Oil prices jumped about $1 a barrel on Tuesday, as prospects of colder weather in coming weeks inspired buying a day after prices slid 3 percent, but slowing global demand and abundant supplies from OPEC members kept energy markets bearish.

Global oil benchmark Brent and US crude's West Texas Intermediate (WTI) futures rose more than 2 percent each.

The two benchmarks have generally been in an uptrend over the past week as weather forecasts indicated the United States may get some cold winter temperatures following an unusually balmy autumn.

Expectations of a drawdown last week in US crude inventories fed the rally. A Reuters poll suggested that stockpiles fell 2.5 million barrels last week ahead of inventory reports from the American Petroleum Institute on Tuesday and the government-run Energy Information Administration on Wednesday.

Brent was up $1.02 at $37.64 a barrel.
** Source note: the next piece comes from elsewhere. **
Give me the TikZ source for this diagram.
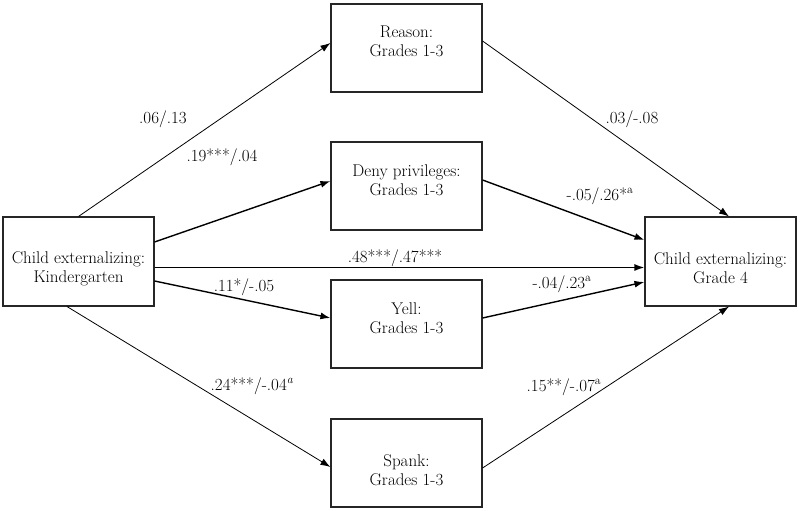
\documentclass[tikz,border=0pt]{standalone}
\usetikzlibrary{arrows.meta}

\tikzset{
    every node/.style={font=\fontsize{17}{19}\selectfont},
    box/.style={draw=black!85, line width=1.1pt, minimum width=151pt,
        minimum height=88pt, inner sep=0pt},
    boxtext/.style={align=center, inner sep=0pt},
    coef/.style={inner sep=0pt},
    link/.style={-{Latex[length=10pt, width=7pt]}, line width=0.8pt},
    boldlink/.style={link, line width=1.4pt}
}

\begin{document}
\begin{tikzpicture}[x=1pt, y=1pt]
    \useasboundingbox (0, 0) rectangle (800, 511);
    % outer boxes
    \node[box, minimum height=89pt, label={[boxtext, name=kg-t, yshift=-7pt]
        center:{Child externalizing:\\Kindergarten}}] (kg) at (78.5, 249.5) {};
    \node[box, minimum height=89pt, label={[boxtext, name=gr4-t, yshift=-7pt]
        center:{Child externalizing:\\Grade 4}}] (gr4) at (720.5, 249.5) {};
    % mediators, Grades 1-3
    \foreach \nm/\yc/\dy/\txt in
        {reason/463/7/{Reason:}, deny/325/6/{Deny privileges:},
         yell/187/5.5/{Yell:}, spank/48/-7/{Spank:}}{
        \node[box, label={[boxtext, name=\nm-t, yshift=\dy pt]
            center:{\txt\\Grades 1-3}}] (\nm) at (406.5, \yc) {};
    };
    % paths
    \draw[link] (kg.north) -- ([yshift=5pt]reason.west);
    \draw[boldlink] ([yshift=19.5pt]kg.east) -- ([yshift=5pt]deny.west);
    \draw[boldlink] ([yshift=-6pt]kg.east) -- ([yshift=-6pt]gr4.west);
    \draw[boldlink] ([yshift=-19.5pt]kg.east) -- ([yshift=6pt]yell.west);
    \draw[link] ([xshift=-11.5pt]kg.south) -- ([yshift=-4pt]spank.west);
    \draw[link] ([yshift=7pt]reason.east) -- ([xshift=8.5pt]gr4.north);
    \draw[boldlink] ([yshift=6pt]deny.east) -- ([yshift=21.5pt]gr4.west);
    \draw[boldlink] ([yshift=6pt]yell.east) -- ([yshift=-20.5pt]gr4.west);
    \draw[link] ([yshift=-5pt]spank.east) -- ([xshift=8.5pt]gr4.south);
    % coefficients
    \node[coef] (c-reason) at (163, 392) {.06/.13};
    \node[coef] (c-deny) at (222, 354) {.19***/.04};
    \node[coef] (c-direct) at (395, 253) {.48***/.47***};
    \node[coef] (c-yell) at (244, 224) {.11*/-.05};
    \node[coef] (c-spank) at (252, 125) {.24***/-.04\textsuperscript{\itshape a}};
    \node[coef] (d-reason) at (632, 392) {.03/-.08};
    \node[coef] (d-deny) at (600, 315) {-.05/.26*\textsuperscript{a}};
    \node[coef] (d-yell) at (562, 227) {-.04/.23\textsuperscript{a}};
    \node[coef] (d-spank) at (564, 124) {.15**/-.07\textsuperscript{a}};
\end{tikzpicture}
\end{document}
WTI was up 96 cents at $37.77, after reaching as high as $37.88.

But on a global level, traders and analysts said the global oil glut would persist into 2016.

"Fundamentals remain very bearish," said ING Bank analyst Hamza Khan, noting that Tuesday's rebound came amid low trading volumes.

Brent and WTI remain more than two-thirds below their mid-2014 prices, depressed by abundant US shale oil supplies and a decision by the Organization of the Petroleum Exporting Countries to pump near record volumes of crude to safeguard  market share.

On Monday, leading OPEC producer Saudi Arabia announced plans for spending cuts and non-oil revenue raising methods to manage a record state budget deficit while state-owned oil firm Saudi Aramco pumps away.

World oil production this year has exceeded demand by 2 million barrels per day at times. In 2016, Iran is expected to add its exports to the mix after Western sanctions on its oil come off.

"Iran is gearing up to flood the market with 500,000 bpd within weeks of sanctions being lifted," noted Ole Hansen, head of commodity strategy at Saxo Bank.